Sets the maximum step to take. This is to prevent a MultivariableFunctionSolver from taking too large of a step which might cause the solver to jump over relevant changes and events.

getVariableTolerance

public final double getVariableTolerance()

Gets the minimum step that the variable is allowed to take. If a MultivariableFunctionSolver asks the function to step by a value less than this, it means that the function results will not change by any relevant amount. If all the variables are asked to step by a value less than their VariableTolerance (get / set), then the solver must abort.

setVariableTolerance

public final void setVariableTolerance(double value)

Sets the minimum step that the variable is allowed to take. If a MultivariableFunctionSolver asks the function to step by a value less than this, it means that the function results will not change by any relevant amount. If all the variables are asked to step by a value less than their VariableTolerance (get / set), then the solver must abort.

getScaling

public final SolverVariableScaling getScaling()

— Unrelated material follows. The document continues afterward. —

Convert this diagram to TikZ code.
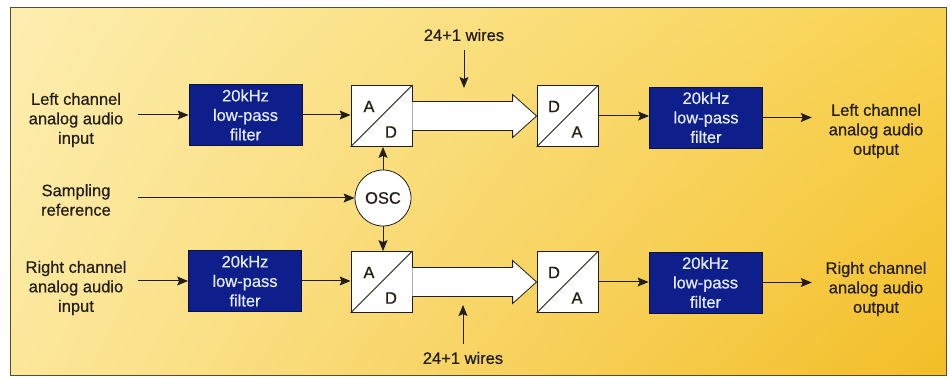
\documentclass[tikz,border=0pt]{standalone}
\usepackage{fontspec}
\setmainfont[FakeBold=0.6]{Liberation Sans}
\usetikzlibrary{arrows.meta,calc,shadings}
\definecolor{ink}{RGB}{35,30,20}
\definecolor{filtblue}{RGB}{14,30,138}
\definecolor{filtedge}{RGB}{10,15,70}
\definecolor{filttext}{RGB}{228,236,255}
\definecolor{bgUL}{RGB}{253,238,176}
\definecolor{bgUR}{RGB}{248,210,80}
\definecolor{bgLL}{RGB}{252,231,155}
\definecolor{bgLR}{RGB}{243,190,38}
\definecolor{framec}{RGB}{85,75,55}
\begin{document}
\begin{tikzpicture}[x=1pt,y=-1pt,
  txt/.style={font=\fontsize{16.5}{19.5}\selectfont},
  lbl/.style={txt,align=center,text=ink,inner sep=0pt},
  inlbl/.style={lbl,minimum width=124pt},
  outlbl/.style={lbl,minimum width=128pt},
  filt/.style={txt,draw=filtedge,fill=filtblue,text=filttext,align=center,
    minimum width=113pt,minimum height=61pt,inner sep=0pt,line width=0.8pt},
  conv/.style={draw=ink,fill=white,minimum size=61pt,inner sep=0pt,line width=0.8pt},
  oscnode/.style={txt,circle,draw=ink,fill=white,minimum size=56pt,inner sep=0pt,line width=0.8pt,text=ink},
  arr/.style={draw=ink,line width=1pt,-{Stealth[length=11pt,width=9pt,inset=2pt]}},
  fat/.style={draw=ink,fill=white,line width=0.8pt,line join=miter}
]
\useasboundingbox (0,0) rectangle (950,379);
\fill[white] (0,0) rectangle (950,379);
\shade[upper left=bgUL,upper right=bgUR,lower left=bgLL,lower right=bgLR] (10,8) rectangle (946,375);
\draw[framec,line width=1pt] (10,8) rectangle (946,375);

% top row
\node[inlbl] (inL) at (76,120) {Left channel\\analog audio\\input};
\node[filt] (fL) at (245.5,115) {20kHz\\low-pass\\filter};
\node[conv] (adL) at (381.5,116) {};
\node[conv] (daL) at (567.5,116) {};
\node[filt] (ffL) at (706,117.5) {20kHz\\low-pass\\filter};
\node[outlbl] (outL) at (876,131) {Left channel\\analog audio\\output};

% middle
\node[inlbl] (samp) at (76,200) {Sampling\\reference};
\node[oscnode] (osc) at (383,198) {OSC};

% bottom row
\node[inlbl] (inR) at (76,288) {Right channel\\analog audio\\input};
\node[filt] (fR) at (245,281) {20kHz\\low-pass\\filter};
\node[conv] (adR) at (381.5,282) {};
\node[conv] (daR) at (567.5,282) {};
\node[filt] (ffR) at (705.5,282.5) {20kHz\\low-pass\\filter};
\node[outlbl] (outR) at (876,289) {Right channel\\analog audio\\output};

% converter diagonals and letters
\foreach \b in {adL,daL,adR,daR}{
  \draw[ink,line width=0.8pt] (\b.south west) -- (\b.north east);
}
\node[lbl] (adLa) at ($(adL.center)+(-12.5,-9.5)$) {A};
\node[lbl] (adLd) at ($(adL.center)+(9.5,16)$) {D};
\node[lbl] (daLd) at ($(daL.center)+(-13.5,-9.5)$) {D};
\node[lbl] (daLa) at ($(daL.center)+(9.5,16)$) {A};
\node[lbl] (adRa) at ($(adR.center)+(-12.5,-9.5)$) {A};
\node[lbl] (adRd) at ($(adR.center)+(9.5,16)$) {D};
\node[lbl] (daRd) at ($(daR.center)+(-13.5,-9.5)$) {D};
\node[lbl] (daRa) at ($(daR.center)+(9.5,16)$) {A};

% fat bus arrows
\foreach \a/\d in {adL/daL,adR/daR}{
  \filldraw[fat] ($(\a.east)+(0,-14.5)$) -- ($(\d.west)+(-24,-14.5)$) -- ($(\d.west)+(-24,-21.5)$)
    -- (\d.west) -- ($(\d.west)+(-24,21.5)$) -- ($(\d.west)+(-24,14.5)$) -- ($(\a.east)+(0,14.5)$);
}

% wire labels
\node[lbl] (wtop) at (464,35) {24+1 wires};
\coordinate (wtTip) at (464,88);
\draw[arr] ($(wtop.south)+(0,9)$) -- (wtTip);
\node[lbl] (wbot) at (463,358) {24+1 wires};
\coordinate (wbTip) at (463,305);
\draw[arr] ($(wbot.north)+(0,-8)$) -- (wbTip);

% connectors top
\draw[arr] (inL.east |- fL.west) -- (fL.west);
\draw[arr] (fL.east) -- (fL.east -| adL.west);
\draw[arr] (daL.east) -- (daL.east -| ffL.west);
\draw[arr] (ffL.east) -- (ffL.east -| outL.west);

% sampling / osc
\draw[arr] (samp.east |- osc.west) -- (osc.west);
\draw[arr] (osc.north) -- (osc.north |- adL.south);
\draw[arr] (osc.south) -- (osc.south |- adR.north);

% connectors bottom
\draw[arr] (inR.east |- fR.west) -- (fR.west);
\draw[arr] (fR.east) -- (fR.east -| adR.west);
\draw[arr] (daR.east) -- (daR.east -| ffR.west);
\draw[arr] (ffR.east) -- (ffR.east -| outR.west);
\end{tikzpicture}
\end{document}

Gets the type of scaling applied to the variable.

setScaling

public final void setScaling(SolverVariableScaling value)

Sets the type of scaling applied to the variable.

getName

public final String getName()

Gets an optional name for this variable.

setName

public final void setName(String value)

Sets an optional name for this variable.

variableChangeWithinTolerance

public final boolean variableChangeWithinTolerance(double currentVariableValue,
                                                   double previousVariableValue)

Calculates if the absolute value of change in the variable between iterations is smaller than or equal to the VariableTolerance (get / set).

Parameters:

currentVariableValue - The variable value at the current iteration.

previousVariableValue - The variable value at the previous iteration.

Returns:

true if the variable change is within the tolerance and false if the variable change is outside the tolerance.